Und sie sagt Nein, wenn es in ihren Augen keinen Sinn macht, an Luftschlössern festzuhalten. Strieders Umbau des Boulevards Unter den Linden hat sie als erstes gestoppt, weil die Finanzierung nicht klar war. Jetzt wird nur der Teil an der Staatsoper umgebaut. Bei der Topographie des Terrors hat sie die Reißleine gezogen und konsequenterweise gleich dem Bundeskanzleramt die Regie überlassen. Auch das Baurecht auf dem Teufelsberg wollte sie nicht verlängern.

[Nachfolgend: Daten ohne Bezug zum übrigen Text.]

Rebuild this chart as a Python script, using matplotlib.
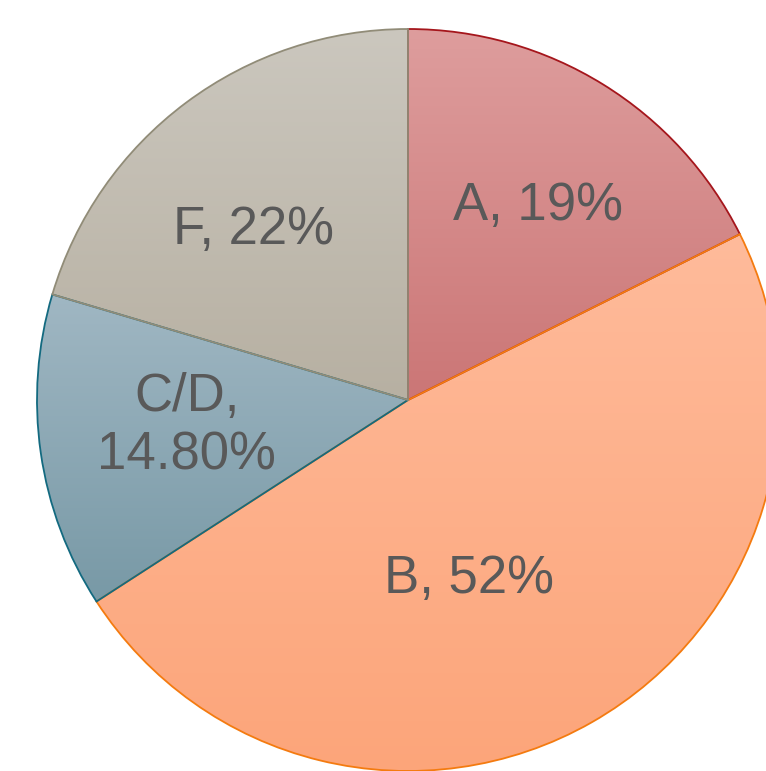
"""Pie chart of grade shares with gradient-filled wedges."""
import numpy as np
import matplotlib.pyplot as plt
from matplotlib.colors import LinearSegmentedColormap

plt.rcParams['font.family'] = ['Liberation Sans', 'DejaVu Sans']

labels = ["A", "B", "C/D", "F"]
value_text = ["19%", "52%", "14.80%", "22%"]
values = [19, 52, 14.8, 22]

# gradient top -> bottom, and edge colour per wedge
grad_top = ["#de9d9d", "#ffbb9b", "#a0b7c3", "#cbc7be"]
grad_bottom = ["#cb7676", "#fca57a", "#7899a6", "#b7b0a2"]
edges = ["#a5161c", "#f47b10", "#136a80", "#918c78"]

# label placement: radius (fraction of pie radius) and angle nudge in degrees
label_r = [0.63, 0.51, 0.60, 0.62]
label_shift = [-2, -11, -1.5, 5.5]
label_text = [f"{l}, {v}" for l, v in zip(labels, value_text)]
label_text[2] = f"{labels[2]},\n{value_text[2]}"

fig = plt.figure(figsize=(7.66, 7.71), dpi=100)
ax = fig.add_axes([0, 0, 1, 1])
R = 371.0

wedges, _ = ax.pie(values, startangle=90, counterclock=False, radius=1,
                   wedgeprops=dict(linewidth=1.3))
ax.set_xlim(-408 / R, (766 - 408) / R)
ax.set_ylim(-(771 - 400) / R, 400 / R)
ax.set_aspect('equal')
ax.axis('off')

grad = np.linspace(0, 1, 256).reshape(-1, 1)
for i, w in enumerate(wedges):
    ext = w.get_path().get_extents()
    cmap = LinearSegmentedColormap.from_list(f"g{i}", [grad_top[i], grad_bottom[i]])
    im = ax.imshow(grad, cmap=cmap, aspect='auto', origin='upper',
                   extent=[ext.x0, ext.x1, ext.y0, ext.y1], zorder=1,
                   interpolation='bilinear')
    im.set_clip_path(w)
    w.set_facecolor('none')
    w.set_edgecolor(edges[i])
    w.set_zorder(2)

    mid = np.deg2rad((w.theta1 + w.theta2) / 2 + label_shift[i])
    ax.text(label_r[i] * np.cos(mid), label_r[i] * np.sin(mid), label_text[i],
            ha='center', va='center', fontsize=38, color='#595959',
            linespacing=1.22, zorder=3)

fig.savefig("out.png", dpi=100)
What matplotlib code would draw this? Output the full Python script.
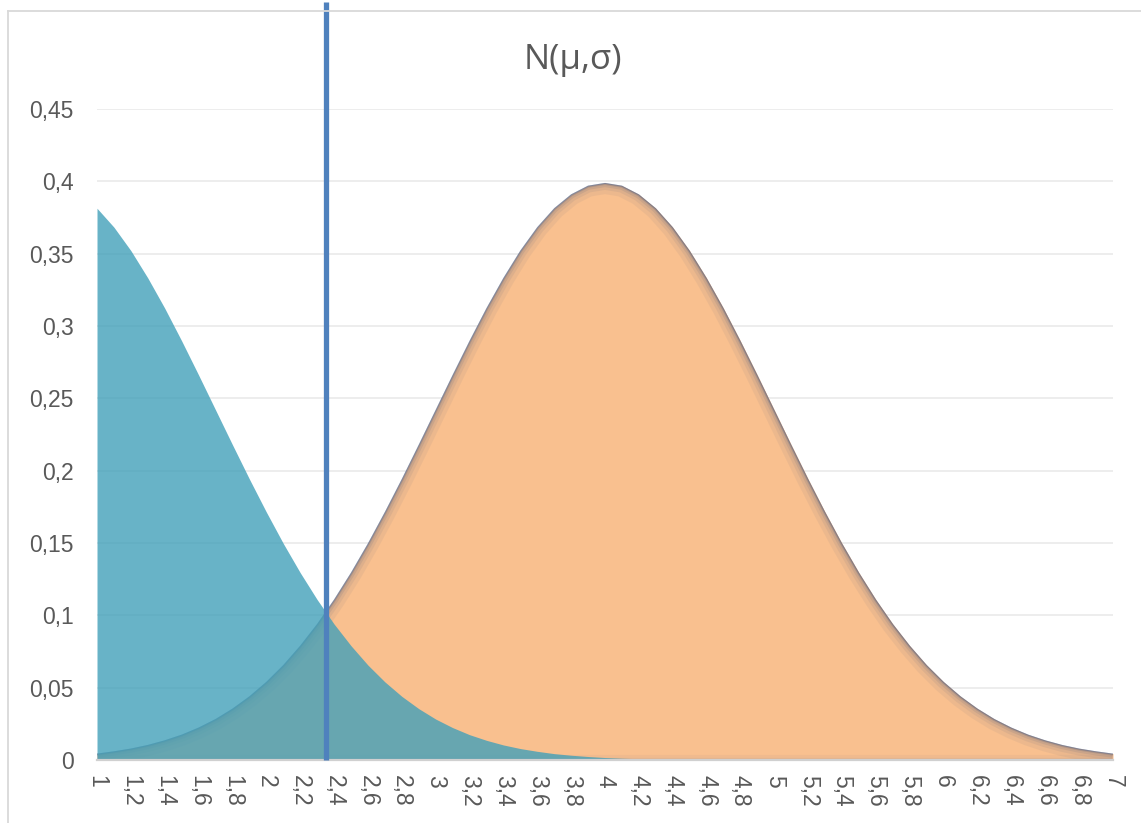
import matplotlib
matplotlib.use("Agg")
import matplotlib.pyplot as plt
from matplotlib.lines import Line2D

# x categories: 1.0 .. 7.0 in steps of 0.1
x_values = [round(1 + 0.1 * i, 1) for i in range(61)]

# density of the second class, N(4, 1)
orange_density = [
    0.0044, 0.0060, 0.0079, 0.0104, 0.0136, 0.0175, 0.0224, 0.0283, 0.0355, 0.0440,
    0.0540, 0.0656, 0.0790, 0.0940, 0.1109, 0.1295, 0.1497, 0.1714, 0.1942, 0.2179,
    0.2420, 0.2661, 0.2897, 0.3123, 0.3332, 0.3521, 0.3683, 0.3814, 0.3910, 0.3970,
    0.3989,
    0.3970, 0.3910, 0.3814, 0.3683, 0.3521, 0.3332, 0.3123, 0.2897, 0.2661, 0.2420,
    0.2179, 0.1942, 0.1714, 0.1497, 0.1295, 0.1109, 0.0940, 0.0790, 0.0656, 0.0540,
    0.0440, 0.0355, 0.0283, 0.0224, 0.0175, 0.0136, 0.0104, 0.0079, 0.0060, 0.0044,
]

# density of the first class, N(0.7, 1)
blue_density = [
    0.3814, 0.3683, 0.3521, 0.3332, 0.3123, 0.2897, 0.2661, 0.2420, 0.2179, 0.1942,
    0.1714, 0.1497, 0.1295, 0.1109, 0.0940, 0.0790, 0.0656, 0.0540, 0.0440, 0.0355,
    0.0283, 0.0224, 0.0175, 0.0136, 0.0104, 0.0079, 0.0060, 0.0044, 0.0033, 0.0024,
    0.0017, 0.0012, 0.0009, 0.0006, 0.0004, 0.0003, 0.0002, 0.0001, 0.0001, 0.0001,
    0.0000, 0.0000, 0.0000, 0.0000, 0.0000, 0.0000, 0.0000, 0.0000, 0.0000, 0.0000,
    0.0000, 0.0000, 0.0000, 0.0000, 0.0000, 0.0000, 0.0000, 0.0000, 0.0000, 0.0000,
    0.0000,
]

# decision threshold and its marker height
threshold_x = 2.35
threshold_top = 0.524

y_ticks = [0, 0.05, 0.1, 0.15, 0.2, 0.25, 0.3, 0.35, 0.4, 0.45]
y_tick_labels = ["0", "0,05", "0,1", "0,15", "0,2", "0,25", "0,3", "0,35", "0,4", "0,45"]
x_ticks = x_values[::2]
x_tick_labels = ["1", "1,2", "1,4", "1,6", "1,8", "2", "2,2", "2,4", "2,6", "2,8",
                 "3", "3,2", "3,4", "3,6", "3,8", "4", "4,2", "4,4", "4,6", "4,8",
                 "5", "5,2", "5,4", "5,6", "5,8", "6", "6,2", "6,4", "6,6", "6,8", "7"]

title_text = "N(\u03bc,\u03c3)"

plt.rcParams["font.family"] = ["Liberation Sans", "DejaVu Sans"]
text_color = "#595959"

fig = plt.figure(figsize=(11.41, 8.23), dpi=100)
ax = fig.add_axes([97 / 1141, 1 - 760 / 823, (1113 - 97) / 1141, (760 - 109) / 823])

# outer chart frame (left and top edges)
fig.add_artist(Line2D([8 / 1141, 8 / 1141], [0, 1 - 11 / 823], transform=fig.transFigure,
                      color="#D9D9D9", lw=1.3))
fig.add_artist(Line2D([8 / 1141, 1], [1 - 11 / 823, 1 - 11 / 823], transform=fig.transFigure,
                      color="#D9D9D9", lw=1.3))

# orange area with a soft dark inner edge
orange_poly = ax.fill_between(x_values, orange_density, 0, color="#F9C08F", lw=0, zorder=2)
clip_path = orange_poly.get_paths()[0]
for width, alpha in [(16, 0.07), (10, 0.09), (6, 0.13), (3, 0.22), (1.5, 0.45)]:
    edge, = ax.plot(x_values, orange_density, color="#4E5C7E", lw=width, alpha=alpha,
                    solid_capstyle="butt", zorder=3)
    edge.set_clip_path(clip_path, transform=ax.transData)
for width, alpha in [(8, 0.05), (3, 0.08)]:
    base, = ax.plot([1, 7], [0, 0], color="#4E5C7E", lw=width, alpha=alpha, zorder=3)
    base.set_clip_path(clip_path, transform=ax.transData)

# blue area drawn over it, slightly translucent
ax.fill_between(x_values, blue_density, 0, color="#42A0B9", alpha=0.8, lw=0, zorder=4)

# threshold marker
ax.plot([threshold_x, threshold_x], [0, threshold_top], color="#4F81BD", lw=3.8,
        solid_capstyle="butt", clip_on=False, zorder=6)

ax.set_xlim(1, 7)
ax.set_ylim(0, 0.45)

for yv in y_ticks[1:]:
    ax.axhline(yv, color="#EAEAEA", lw=1.2, zorder=1)

ax.set_yticks(y_ticks)
ax.set_yticklabels(y_tick_labels, fontsize=16.5, color=text_color)
ax.set_xticks(x_ticks)
ax.set_xticklabels(x_tick_labels, fontsize=16.5, color=text_color, rotation=-90,
                   ha="center", va="top")
ax.tick_params(axis="y", length=0, pad=17)
ax.tick_params(axis="x", length=0, pad=11)

for side in ["top", "right", "left"]:
    ax.spines[side].set_visible(False)
ax.spines["bottom"].set_color("#D0D0D0")
ax.spines["bottom"].set_linewidth(1.6)
ax.spines["bottom"].set_zorder(5)

fig.text(573 / 1141, 1 - 60 / 823, title_text, fontsize=25, color=text_color,
         ha="center", va="center", family=["Open Sans", "DejaVu Sans"])

fig.savefig("out.png", dpi=100, facecolor="white")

Stattdessen sollen Bäume wachsen. Und am Alex dürfen die Investoren jetzt bauen, wann und wie hoch sie wollen. Die Strieder- Stimmannschen Daumenschrauben sind weg. Das fällt kaum auf, aber es befreit von künstlichen Zwängen und öffnet den Blick für neue Perspektiven. So, wie sie es sich gewünscht hat.